start

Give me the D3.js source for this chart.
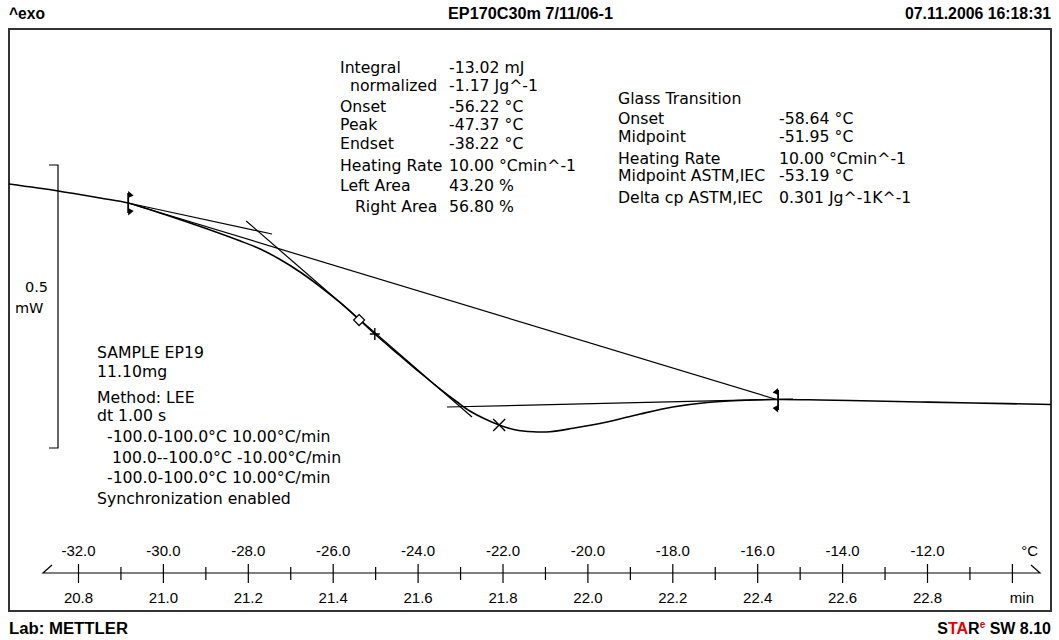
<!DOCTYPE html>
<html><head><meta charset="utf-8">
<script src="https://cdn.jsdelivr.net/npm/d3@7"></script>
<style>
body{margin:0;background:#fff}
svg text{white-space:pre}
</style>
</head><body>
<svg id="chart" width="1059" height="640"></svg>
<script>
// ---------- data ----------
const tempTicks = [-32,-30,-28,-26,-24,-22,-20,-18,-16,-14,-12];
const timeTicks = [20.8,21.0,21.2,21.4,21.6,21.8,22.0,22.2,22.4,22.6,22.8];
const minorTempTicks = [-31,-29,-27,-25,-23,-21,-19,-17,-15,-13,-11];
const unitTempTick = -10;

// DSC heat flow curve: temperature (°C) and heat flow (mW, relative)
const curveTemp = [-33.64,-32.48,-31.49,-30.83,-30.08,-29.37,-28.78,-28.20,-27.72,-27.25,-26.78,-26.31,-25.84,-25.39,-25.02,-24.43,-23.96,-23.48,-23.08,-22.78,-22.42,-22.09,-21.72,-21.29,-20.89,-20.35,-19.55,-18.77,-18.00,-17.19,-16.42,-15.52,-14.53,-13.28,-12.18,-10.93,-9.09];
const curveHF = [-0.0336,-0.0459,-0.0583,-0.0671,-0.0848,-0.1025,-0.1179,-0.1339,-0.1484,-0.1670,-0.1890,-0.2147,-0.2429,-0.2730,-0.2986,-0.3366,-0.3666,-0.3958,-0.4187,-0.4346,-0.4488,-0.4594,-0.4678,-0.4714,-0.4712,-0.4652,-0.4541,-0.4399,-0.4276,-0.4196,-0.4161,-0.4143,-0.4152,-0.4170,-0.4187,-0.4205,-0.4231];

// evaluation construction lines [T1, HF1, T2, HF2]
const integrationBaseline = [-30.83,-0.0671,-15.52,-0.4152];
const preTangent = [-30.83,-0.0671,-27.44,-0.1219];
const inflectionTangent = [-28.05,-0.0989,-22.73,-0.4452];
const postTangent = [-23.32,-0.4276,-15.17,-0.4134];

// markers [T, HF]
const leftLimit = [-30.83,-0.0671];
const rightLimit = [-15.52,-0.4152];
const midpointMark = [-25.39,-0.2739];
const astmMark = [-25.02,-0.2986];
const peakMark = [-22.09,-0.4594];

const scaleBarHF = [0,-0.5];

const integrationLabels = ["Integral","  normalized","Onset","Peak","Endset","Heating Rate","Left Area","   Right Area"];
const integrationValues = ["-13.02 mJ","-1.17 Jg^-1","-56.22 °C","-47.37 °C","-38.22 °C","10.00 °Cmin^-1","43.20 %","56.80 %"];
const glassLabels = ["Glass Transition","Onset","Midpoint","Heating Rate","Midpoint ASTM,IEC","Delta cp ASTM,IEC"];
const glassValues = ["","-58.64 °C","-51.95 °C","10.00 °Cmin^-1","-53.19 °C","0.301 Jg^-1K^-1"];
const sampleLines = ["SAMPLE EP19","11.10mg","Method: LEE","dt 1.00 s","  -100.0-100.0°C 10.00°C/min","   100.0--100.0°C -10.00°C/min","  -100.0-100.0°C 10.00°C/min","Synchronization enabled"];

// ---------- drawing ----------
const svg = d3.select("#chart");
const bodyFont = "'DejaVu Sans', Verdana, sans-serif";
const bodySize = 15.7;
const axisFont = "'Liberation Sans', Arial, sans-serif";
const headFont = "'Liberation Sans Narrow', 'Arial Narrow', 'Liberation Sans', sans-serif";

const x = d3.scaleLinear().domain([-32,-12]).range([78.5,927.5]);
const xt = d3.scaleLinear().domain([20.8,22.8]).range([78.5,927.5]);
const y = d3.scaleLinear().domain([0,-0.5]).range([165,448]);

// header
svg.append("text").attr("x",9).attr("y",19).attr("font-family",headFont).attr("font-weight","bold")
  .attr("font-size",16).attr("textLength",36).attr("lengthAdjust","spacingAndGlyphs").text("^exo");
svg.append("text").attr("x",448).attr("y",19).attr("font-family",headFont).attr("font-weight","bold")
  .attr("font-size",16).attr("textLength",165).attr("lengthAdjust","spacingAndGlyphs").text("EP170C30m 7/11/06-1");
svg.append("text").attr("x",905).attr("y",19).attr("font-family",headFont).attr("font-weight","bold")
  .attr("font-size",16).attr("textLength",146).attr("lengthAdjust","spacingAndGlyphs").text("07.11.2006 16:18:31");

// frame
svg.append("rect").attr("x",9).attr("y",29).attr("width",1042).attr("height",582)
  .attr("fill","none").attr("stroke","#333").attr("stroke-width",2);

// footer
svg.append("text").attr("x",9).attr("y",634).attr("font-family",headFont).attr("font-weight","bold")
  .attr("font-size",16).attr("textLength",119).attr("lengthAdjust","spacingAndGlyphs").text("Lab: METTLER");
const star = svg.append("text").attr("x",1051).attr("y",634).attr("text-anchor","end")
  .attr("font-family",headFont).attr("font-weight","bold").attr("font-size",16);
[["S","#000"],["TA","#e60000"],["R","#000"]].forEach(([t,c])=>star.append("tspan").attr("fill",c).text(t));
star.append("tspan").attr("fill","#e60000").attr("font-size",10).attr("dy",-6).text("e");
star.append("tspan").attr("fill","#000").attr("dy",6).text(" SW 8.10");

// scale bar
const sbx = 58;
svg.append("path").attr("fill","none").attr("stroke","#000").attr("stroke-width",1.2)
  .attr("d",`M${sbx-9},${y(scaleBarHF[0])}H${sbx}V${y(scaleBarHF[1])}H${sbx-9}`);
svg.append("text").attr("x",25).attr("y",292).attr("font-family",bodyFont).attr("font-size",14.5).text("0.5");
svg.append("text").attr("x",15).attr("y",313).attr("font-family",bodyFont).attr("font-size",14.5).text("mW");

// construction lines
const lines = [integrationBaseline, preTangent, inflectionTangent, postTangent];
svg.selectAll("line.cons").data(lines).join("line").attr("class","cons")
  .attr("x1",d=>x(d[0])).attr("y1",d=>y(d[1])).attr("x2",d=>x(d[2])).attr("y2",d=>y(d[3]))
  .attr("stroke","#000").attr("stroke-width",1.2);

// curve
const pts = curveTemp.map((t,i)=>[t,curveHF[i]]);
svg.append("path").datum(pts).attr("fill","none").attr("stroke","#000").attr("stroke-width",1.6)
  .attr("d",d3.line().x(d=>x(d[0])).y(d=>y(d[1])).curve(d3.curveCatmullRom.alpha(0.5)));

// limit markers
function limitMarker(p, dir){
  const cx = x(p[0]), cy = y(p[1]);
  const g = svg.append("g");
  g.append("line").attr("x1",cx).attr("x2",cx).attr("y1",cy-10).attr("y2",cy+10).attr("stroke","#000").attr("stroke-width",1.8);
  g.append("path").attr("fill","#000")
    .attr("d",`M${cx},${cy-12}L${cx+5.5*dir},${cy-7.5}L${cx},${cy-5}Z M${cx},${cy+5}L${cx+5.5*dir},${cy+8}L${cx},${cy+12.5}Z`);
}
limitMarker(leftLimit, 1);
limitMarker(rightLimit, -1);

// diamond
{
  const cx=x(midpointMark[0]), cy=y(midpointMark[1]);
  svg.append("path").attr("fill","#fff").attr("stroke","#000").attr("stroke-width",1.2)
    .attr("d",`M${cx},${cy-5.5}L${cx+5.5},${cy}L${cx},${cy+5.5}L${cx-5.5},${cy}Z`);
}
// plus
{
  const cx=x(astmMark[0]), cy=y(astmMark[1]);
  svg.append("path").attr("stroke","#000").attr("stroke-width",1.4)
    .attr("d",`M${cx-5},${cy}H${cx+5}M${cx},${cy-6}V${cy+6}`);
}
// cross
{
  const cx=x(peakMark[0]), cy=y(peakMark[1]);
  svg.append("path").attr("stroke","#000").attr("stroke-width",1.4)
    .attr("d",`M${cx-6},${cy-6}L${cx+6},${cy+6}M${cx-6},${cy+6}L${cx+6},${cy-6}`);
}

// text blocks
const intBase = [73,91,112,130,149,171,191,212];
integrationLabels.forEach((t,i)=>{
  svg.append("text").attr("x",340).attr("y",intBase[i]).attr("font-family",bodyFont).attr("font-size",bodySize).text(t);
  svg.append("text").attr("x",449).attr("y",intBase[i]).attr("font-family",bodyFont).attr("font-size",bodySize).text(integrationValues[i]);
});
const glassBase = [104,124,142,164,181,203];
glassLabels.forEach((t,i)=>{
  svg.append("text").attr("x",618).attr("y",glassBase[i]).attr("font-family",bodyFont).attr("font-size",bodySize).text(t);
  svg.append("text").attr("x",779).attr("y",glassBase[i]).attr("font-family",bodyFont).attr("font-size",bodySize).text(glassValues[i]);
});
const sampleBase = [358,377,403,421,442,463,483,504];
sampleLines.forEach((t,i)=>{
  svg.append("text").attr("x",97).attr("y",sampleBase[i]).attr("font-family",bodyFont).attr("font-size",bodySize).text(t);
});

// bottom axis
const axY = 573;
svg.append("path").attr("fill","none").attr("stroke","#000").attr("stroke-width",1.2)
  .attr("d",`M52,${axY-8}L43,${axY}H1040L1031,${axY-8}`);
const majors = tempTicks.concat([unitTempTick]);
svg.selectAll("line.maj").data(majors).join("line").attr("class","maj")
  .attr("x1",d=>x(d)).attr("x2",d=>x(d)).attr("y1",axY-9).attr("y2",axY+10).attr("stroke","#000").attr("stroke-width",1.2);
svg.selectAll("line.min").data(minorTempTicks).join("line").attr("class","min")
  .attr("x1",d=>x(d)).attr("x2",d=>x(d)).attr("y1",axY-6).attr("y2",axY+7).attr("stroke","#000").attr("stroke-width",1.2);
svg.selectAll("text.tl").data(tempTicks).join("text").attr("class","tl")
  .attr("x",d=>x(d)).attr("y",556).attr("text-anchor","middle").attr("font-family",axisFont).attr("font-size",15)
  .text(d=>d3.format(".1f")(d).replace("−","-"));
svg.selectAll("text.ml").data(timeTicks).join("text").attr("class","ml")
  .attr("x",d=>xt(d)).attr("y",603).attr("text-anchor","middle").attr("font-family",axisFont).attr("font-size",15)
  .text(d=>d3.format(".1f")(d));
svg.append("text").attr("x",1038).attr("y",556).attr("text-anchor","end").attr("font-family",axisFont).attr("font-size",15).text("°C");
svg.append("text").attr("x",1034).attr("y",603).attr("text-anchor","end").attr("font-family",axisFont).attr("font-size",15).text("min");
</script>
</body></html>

end
start

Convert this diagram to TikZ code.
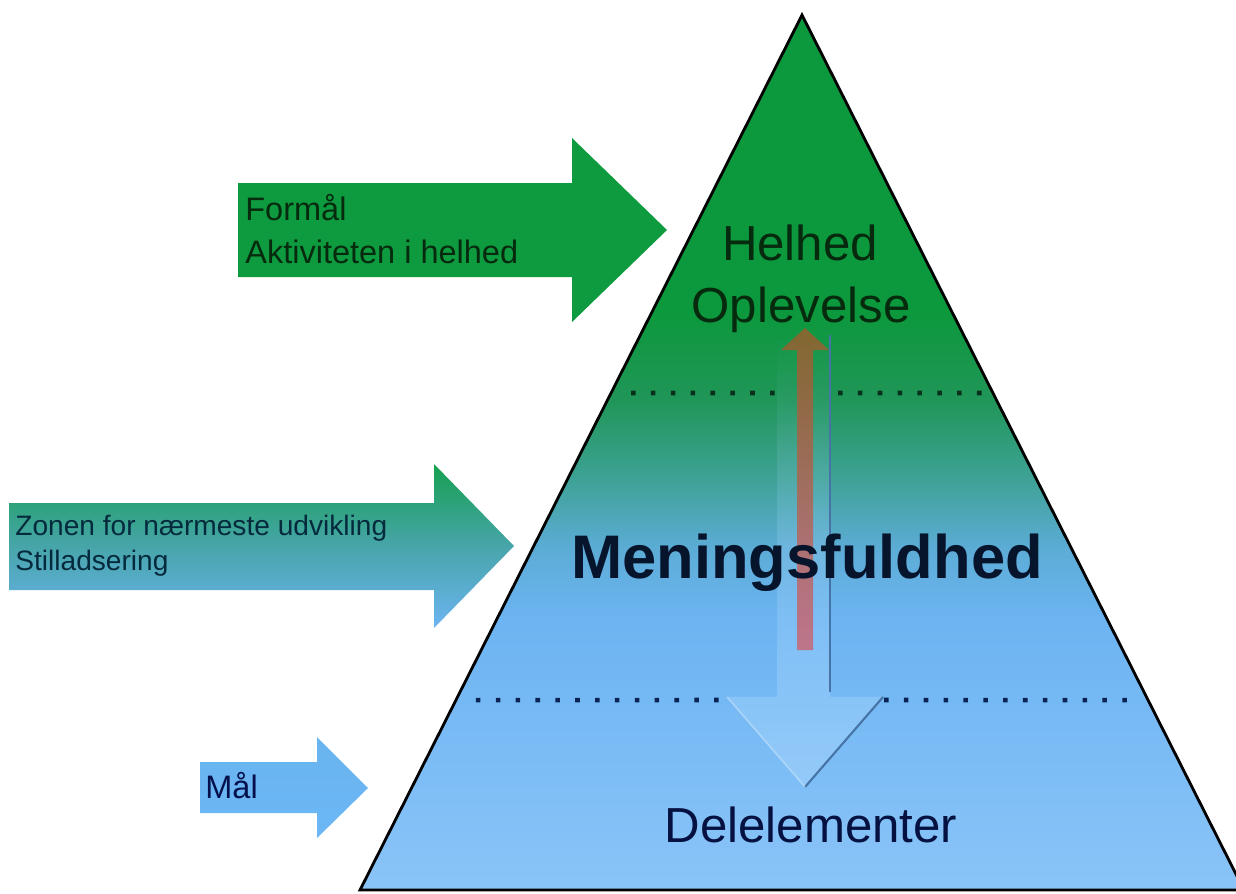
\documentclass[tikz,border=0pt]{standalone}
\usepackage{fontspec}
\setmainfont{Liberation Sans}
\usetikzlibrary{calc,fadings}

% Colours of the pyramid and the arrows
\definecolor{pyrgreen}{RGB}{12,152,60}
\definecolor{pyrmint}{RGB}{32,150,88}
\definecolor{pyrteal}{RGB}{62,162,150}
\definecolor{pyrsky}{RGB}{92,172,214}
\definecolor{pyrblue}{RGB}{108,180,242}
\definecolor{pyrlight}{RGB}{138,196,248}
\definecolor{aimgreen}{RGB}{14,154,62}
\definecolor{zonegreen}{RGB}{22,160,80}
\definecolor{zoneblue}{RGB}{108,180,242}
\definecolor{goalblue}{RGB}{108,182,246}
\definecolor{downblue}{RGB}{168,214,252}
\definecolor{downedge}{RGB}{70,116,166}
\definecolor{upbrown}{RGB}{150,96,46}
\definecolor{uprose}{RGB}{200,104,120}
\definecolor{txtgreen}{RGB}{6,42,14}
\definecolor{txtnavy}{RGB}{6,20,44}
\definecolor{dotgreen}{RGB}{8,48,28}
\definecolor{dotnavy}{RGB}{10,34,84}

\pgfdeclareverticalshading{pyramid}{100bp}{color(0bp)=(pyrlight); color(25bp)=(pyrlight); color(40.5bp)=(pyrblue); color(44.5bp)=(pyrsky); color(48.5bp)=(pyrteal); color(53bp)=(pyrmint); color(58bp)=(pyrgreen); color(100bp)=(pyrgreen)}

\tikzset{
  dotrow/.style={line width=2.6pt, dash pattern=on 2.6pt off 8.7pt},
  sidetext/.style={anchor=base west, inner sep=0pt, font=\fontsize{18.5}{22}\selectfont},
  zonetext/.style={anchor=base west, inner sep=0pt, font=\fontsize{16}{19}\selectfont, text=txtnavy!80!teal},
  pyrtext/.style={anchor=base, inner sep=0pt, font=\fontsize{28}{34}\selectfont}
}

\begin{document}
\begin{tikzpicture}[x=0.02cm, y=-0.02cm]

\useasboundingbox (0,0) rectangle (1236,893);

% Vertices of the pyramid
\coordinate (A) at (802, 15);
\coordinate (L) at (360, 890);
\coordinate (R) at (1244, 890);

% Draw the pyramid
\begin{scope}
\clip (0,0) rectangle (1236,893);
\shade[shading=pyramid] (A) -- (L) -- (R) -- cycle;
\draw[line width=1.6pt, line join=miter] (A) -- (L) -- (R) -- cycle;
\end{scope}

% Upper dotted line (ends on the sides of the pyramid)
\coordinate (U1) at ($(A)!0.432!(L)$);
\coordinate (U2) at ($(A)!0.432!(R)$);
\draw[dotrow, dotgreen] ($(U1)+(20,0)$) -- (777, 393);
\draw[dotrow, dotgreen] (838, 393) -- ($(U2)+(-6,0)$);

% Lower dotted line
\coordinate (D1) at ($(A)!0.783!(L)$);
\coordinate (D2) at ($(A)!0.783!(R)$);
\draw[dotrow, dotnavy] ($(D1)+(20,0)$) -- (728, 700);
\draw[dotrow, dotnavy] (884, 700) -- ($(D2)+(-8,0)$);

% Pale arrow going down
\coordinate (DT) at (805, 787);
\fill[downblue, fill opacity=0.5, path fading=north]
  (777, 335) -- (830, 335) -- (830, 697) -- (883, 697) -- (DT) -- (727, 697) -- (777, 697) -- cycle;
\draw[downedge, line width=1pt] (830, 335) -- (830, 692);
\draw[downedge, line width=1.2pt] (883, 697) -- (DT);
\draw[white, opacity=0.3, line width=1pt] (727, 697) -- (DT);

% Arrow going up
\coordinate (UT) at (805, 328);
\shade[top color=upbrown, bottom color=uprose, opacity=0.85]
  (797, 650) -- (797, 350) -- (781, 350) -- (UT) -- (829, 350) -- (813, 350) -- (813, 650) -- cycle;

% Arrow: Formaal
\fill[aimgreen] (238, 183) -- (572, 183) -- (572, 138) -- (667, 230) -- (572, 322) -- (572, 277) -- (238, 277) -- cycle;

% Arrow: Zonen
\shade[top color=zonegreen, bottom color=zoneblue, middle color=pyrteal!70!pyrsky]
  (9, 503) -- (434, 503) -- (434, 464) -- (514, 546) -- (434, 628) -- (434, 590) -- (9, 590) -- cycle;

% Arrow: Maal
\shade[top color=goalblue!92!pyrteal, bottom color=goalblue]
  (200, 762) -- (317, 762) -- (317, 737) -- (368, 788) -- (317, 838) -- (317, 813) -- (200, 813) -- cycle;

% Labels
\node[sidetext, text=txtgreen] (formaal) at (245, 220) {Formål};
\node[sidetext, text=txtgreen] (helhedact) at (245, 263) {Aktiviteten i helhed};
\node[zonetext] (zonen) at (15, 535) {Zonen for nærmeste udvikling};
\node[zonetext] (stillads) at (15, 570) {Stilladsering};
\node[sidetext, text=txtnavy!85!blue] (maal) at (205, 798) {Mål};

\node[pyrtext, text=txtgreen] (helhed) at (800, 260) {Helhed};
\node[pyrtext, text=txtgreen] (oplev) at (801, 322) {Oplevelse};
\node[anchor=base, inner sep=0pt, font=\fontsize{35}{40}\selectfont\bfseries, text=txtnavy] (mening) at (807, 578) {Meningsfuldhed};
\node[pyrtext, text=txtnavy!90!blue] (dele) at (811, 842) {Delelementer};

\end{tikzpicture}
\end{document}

end

Pick out the part that begins with the line containing "Convert this diagram to TikZ code." and finishes with the line containing "at (1244, 890);", both included. Restate it exactly, without images.

Convert this diagram to TikZ code.
\documentclass[tikz,border=0pt]{standalone}
\usepackage{fontspec}
\setmainfont{Liberation Sans}
\usetikzlibrary{calc,fadings}

% Colours of the pyramid and the arrows
\definecolor{pyrgreen}{RGB}{12,152,60}
\definecolor{pyrmint}{RGB}{32,150,88}
\definecolor{pyrteal}{RGB}{62,162,150}
\definecolor{pyrsky}{RGB}{92,172,214}
\definecolor{pyrblue}{RGB}{108,180,242}
\definecolor{pyrlight}{RGB}{138,196,248}
\definecolor{aimgreen}{RGB}{14,154,62}
\definecolor{zonegreen}{RGB}{22,160,80}
\definecolor{zoneblue}{RGB}{108,180,242}
\definecolor{goalblue}{RGB}{108,182,246}
\definecolor{downblue}{RGB}{168,214,252}
\definecolor{downedge}{RGB}{70,116,166}
\definecolor{upbrown}{RGB}{150,96,46}
\definecolor{uprose}{RGB}{200,104,120}
\definecolor{txtgreen}{RGB}{6,42,14}
\definecolor{txtnavy}{RGB}{6,20,44}
\definecolor{dotgreen}{RGB}{8,48,28}
\definecolor{dotnavy}{RGB}{10,34,84}

\pgfdeclareverticalshading{pyramid}{100bp}{color(0bp)=(pyrlight); color(25bp)=(pyrlight); color(40.5bp)=(pyrblue); color(44.5bp)=(pyrsky); color(48.5bp)=(pyrteal); color(53bp)=(pyrmint); color(58bp)=(pyrgreen); color(100bp)=(pyrgreen)}

\tikzset{
  dotrow/.style={line width=2.6pt, dash pattern=on 2.6pt off 8.7pt},
  sidetext/.style={anchor=base west, inner sep=0pt, font=\fontsize{18.5}{22}\selectfont},
  zonetext/.style={anchor=base west, inner sep=0pt, font=\fontsize{16}{19}\selectfont, text=txtnavy!80!teal},
  pyrtext/.style={anchor=base, inner sep=0pt, font=\fontsize{28}{34}\selectfont}
}

\begin{document}
\begin{tikzpicture}[x=0.02cm, y=-0.02cm]

\useasboundingbox (0,0) rectangle (1236,893);

% Vertices of the pyramid
\coordinate (A) at (802, 15);
\coordinate (L) at (360, 890);
\coordinate (R) at (1244, 890);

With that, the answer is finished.